EDIT: Huntingggggggg^^^ not hinting lmao


----------



## Jengz (18/10/21)

It's better to just sell me the atty bud, you not gonna come right

Reactions: Funny 1


----------



## Angelus (18/10/21)

lol i was searching and i found our old post and thought maybe u came right lol .... i wonder though are squonk pins universal maybe ?


----------



## M.Adhir (18/10/21)

I may have a squonk pin or 2 lying somewhere in the vape drawer. We had brought about 20 in a while back and i think I kept a few for myself.

The pins aren't universal unless you find a 510 bf pin that is the same fit as the apocalypse pin.

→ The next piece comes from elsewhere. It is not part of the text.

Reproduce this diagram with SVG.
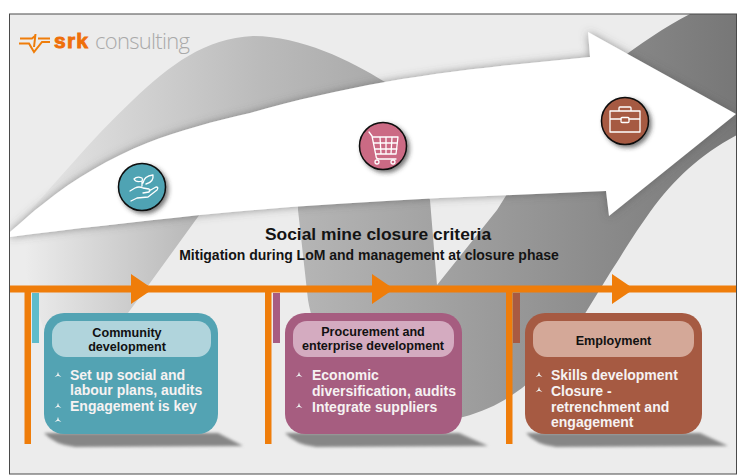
<svg xmlns="http://www.w3.org/2000/svg" xmlns:xlink="http://www.w3.org/1999/xlink" width="743" height="475" viewBox="0 0 743 475">
<style>
text{font-family:"Liberation Sans",Arial,sans-serif}
.t1{font-weight:700;font-size:17.4px;fill:#141414;text-anchor:middle}
.t2{font-weight:700;font-size:14px;fill:#141414;text-anchor:middle}
.h{font-weight:700;font-size:12.6px;fill:#111;text-anchor:middle}
.b{font-weight:700;font-size:14px;fill:#f6f2f2}
.o{fill:#ef7d0a}
.ic{fill:none;stroke:#fff;stroke-width:1.3;stroke-linecap:round;stroke-linejoin:round}
.bul{fill:#eef2f2}
.sh{fill:#868686;filter:url(#blur2)}
</style>
<defs>
<linearGradient id="swoosh" gradientUnits="userSpaceOnUse" x1="10" y1="0" x2="736" y2="0">
<stop offset="0" stop-color="#ececec"/><stop offset=".1" stop-color="#dcdcdc"/><stop offset=".35" stop-color="#bababa"/><stop offset=".55" stop-color="#a6a6a6"/><stop offset=".75" stop-color="#929292"/><stop offset="1" stop-color="#777"/>
</linearGradient>
<linearGradient id="low" gradientUnits="userSpaceOnUse" x1="25" y1="0" x2="195" y2="0">
<stop offset="0" stop-color="#ececec"/><stop offset="1" stop-color="#b8b8b8"/>
</linearGradient>
<filter id="blur2" x="-20%" y="-60%" width="140%" height="220%"><feGaussianBlur stdDeviation="1.5"/></filter>
<filter id="glow" x="-5%" y="-10%" width="110%" height="120%"><feDropShadow dx="0" dy="0" stdDeviation="4" flood-color="#555" flood-opacity=".6"/></filter>
<filter id="cs" x="-30%" y="-30%" width="170%" height="170%"><feDropShadow dx="2.5" dy="2.5" stdDeviation="2" flood-color="#333" flood-opacity=".65"/></filter>
<clipPath id="frame"><rect x="10" y="14" width="726" height="460"/></clipPath>
<path id="bullet" class="bul" d="M0,-3.2 L.9,-.2 L3.4,2 L.4,1 L-.4,1 L-3.4,2 L-.9,-.2Z"/>
</defs>

<rect x="0" y="0" width="743" height="475" fill="#fff"/>
<rect x="9.5" y="14" width="727" height="460" fill="#ececec"/>

<g id="background" clip-path="url(#frame)">
<path fill="url(#low)" d="M10,237 L200,214 L150,283 L128,313 L120,330 L44,330 L25,270Z"/>
<path fill="url(#swoosh)" d="M10,233 C50,190 90,140 133,100 C170,65 205,38 253,36 C300,36 350,60 385,82 L430,200 L437,285 L497,210 L560,110 C585,85 640,40 690,14 L737,14 L737,135 C700,155 675,178 650,212 C630,240 620,258 610,273 L586,312 C565,345 530,400 463,417 C380,440 320,370 308,300 L298,210 L298,150Z"/>
<path fill="#fff" filter="url(#glow)" d="M10,232 C22,222 32,212 43,204 C75,178 110,158 147,143 C180,130 215,121 250,113 C295,100 340,90 385,82 C430,74 480,68 520,64 L590,57 L588,32 L736,114 L609,216 L606,191 L440,198 C360,202 280,207 200,215 C135,222 70,229 10,237Z"/>
</g>

<rect id="frame-line" x="9.5" y="14" width="727" height="460" fill="none" stroke="#4a4a4a" stroke-width="1"/>

<g id="logo">
<path d="M20,38.500 H32 L35,36 M19,43.500 H29 L34,52 L42,42 H50 M38,38.500 H50 M35.500,34 L34,47" fill="none" stroke="#ef7d0a" stroke-width="2"/>
<text x="54" y="48" font-size="21" font-weight="700" fill="#ef6f0a" stroke="#ef6f0a" stroke-width=".9" textLength="34">srk</text>
<text x="95" y="49" font-size="22" fill="#a9a9a9" style="font-family:'Open Sans','Liberation Sans',sans-serif;font-weight:300" textLength="95">consulting</text>
</g>

<g id="title">
<text class="t1" x="378" y="240">Social mine closure criteria</text>
<text class="t2" x="369" y="260">Mitigation during LoM and management at closure phase</text>
</g>

<g id="connectors">
<path class="o" d="M10,285.500 H736 V292.500 H10Z"/>
<path class="o" d="M131,274 L153,289 L131,304Z M372,274 L394,289 L372,304Z M612,274 L634,289 L612,304Z"/>
<path class="o" d="M24.500,292 H31 V444 H24.500Z M265,292 H271.500 V444 H265Z M506,292 H512.500 V444 H506Z"/>
</g>

<g id="icon-community">
<circle cx="142" cy="187" r="23.500" fill="#4fa3b3" stroke="#0c0c0c" stroke-width="1.500" filter="url(#cs)"/>
<path class="ic" d="M130,191 L135,188 Q139,186 143,188 L149,189 Q151,190 149,192 L143,193 M149,191 L156,187 Q159,187 157,190 L148,197 L137,198 L131,201 M142,186 V181 M142,181 Q136,183 134,179 Q137,176 142,178 Q143,180 142,181 M143,183 Q144,176 153,175 Q154,182 146,184"/>
</g>
<g id="icon-procurement">
<circle cx="383" cy="146" r="23.500" fill="#cb6a84" stroke="#0c0c0c" stroke-width="1.500" filter="url(#cs)"/>
<path class="ic" d="M369,132 L372,136 L376,156 Q376,159 379,159 H396 M373,137 H398 L396,154 H376 M374,143 H397 M375,149 H397 M380,137 L381,154 M386,137 V154 M392,137 L391,154"/>
<circle class="ic" cx="377" cy="162" r="2"/><circle class="ic" cx="393" cy="162" r="2"/>
</g>
<g id="icon-employment">
<circle cx="625" cy="121" r="23.500" fill="#a65a42" stroke="#0c0c0c" stroke-width="1.500" filter="url(#cs)"/>
<path class="ic" d="M610,111 H640 V132 H610Z M610,119 H621 M629,119 H640 M619,111 V108 Q619,107 620,107 H630 Q631,107 631,108 V111"/>
<rect class="ic" x="621" y="117.500" width="8" height="5" rx="1"/>
</g>

<g id="node-community">
<rect x="32" y="293" width="7" height="50" fill="#5fbccb"/>
<path class="sh" d="M44,433 L218,433 L243,446 L75,447 Q55,445 44,433Z"/>
<rect x="44" y="313" width="174" height="121" rx="20" fill="#53a3b3"/>
<rect x="52" y="321" width="159" height="36" rx="14" fill="#b0d4dc"/>
<text class="h" x="127" y="337">Community</text>
<text class="h" x="127" y="351">development</text>
<use xlink:href="#bullet" href="#bullet" x="58" y="375"/><use xlink:href="#bullet" href="#bullet" x="58" y="406"/><use xlink:href="#bullet" href="#bullet" x="58" y="420"/>
<text class="b" x="70" y="380">Set up social and</text>
<text class="b" x="70" y="395">labour plans, audits</text>
<text class="b" x="70" y="411">Engagement is key</text>
</g>

<g id="node-procurement">
<rect x="273" y="293" width="7" height="50" fill="#a85c82"/>
<path class="sh" d="M285,433 L459,433 L488,446 L316,447 Q296,445 285,433Z"/>
<rect x="285" y="313" width="177" height="121" rx="20" fill="#a65d80"/>
<rect x="293" y="321" width="161" height="36" rx="14" fill="#d4abc0"/>
<text class="h" x="373" y="336">Procurement and</text>
<text class="h" x="373" y="350">enterprise development</text>
<use xlink:href="#bullet" href="#bullet" x="299" y="375"/><use xlink:href="#bullet" href="#bullet" x="299" y="406"/>
<text class="b" x="312" y="380">Economic</text>
<text class="b" x="312" y="396">diversification, audits</text>
<text class="b" x="312" y="412">Integrate suppliers</text>
</g>

<g id="node-employment">
<rect x="513" y="293" width="7" height="50" fill="#a85a42"/>
<path class="sh" d="M526,433 L700,433 L728,446 L556,447 Q536,445 526,433Z"/>
<rect x="525" y="313" width="177" height="121" rx="20" fill="#a65a42"/>
<rect x="533" y="321" width="161" height="36" rx="14" fill="#d4a898"/>
<text class="h" x="613.500" y="345">Employment</text>
<use xlink:href="#bullet" href="#bullet" x="539" y="375"/><use xlink:href="#bullet" href="#bullet" x="539" y="390"/>
<text class="b" x="551" y="380">Skills development</text>
<text class="b" x="551" y="396">Closure -</text>
<text class="b" x="551" y="412">retrenchment and</text>
<text class="b" x="551" y="427">engagement</text>
</g>
</svg>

Someone told me the dead rabbit pin fitted, but I never tried it.


----------



## M.Adhir (18/10/21)

Jengz said:


> It's better to just sell me the atty bud, you not gonna come right



Yes this is easier than me finding the pin, I agree with the post


----------



## Angelus (18/10/21)

M.Adhir said:


> I may have a squonk pin or 2 lying somewhere in the vape drawer. We had brought about 20 in a while back and i think I kept a few for myself.
> 
> The pins aren't universal unless you find a 510 bf pin that is the same fit as the apocalypse pin. Someone told me the dead rabbit pin fitted, but I never tried it.




nice i got a few dead rabbit's *if we weren't vapers you'd think I'm a fluffy bunny killer lmao* and i will try and see when i get home and will report back

Reactions: Funny 1


----------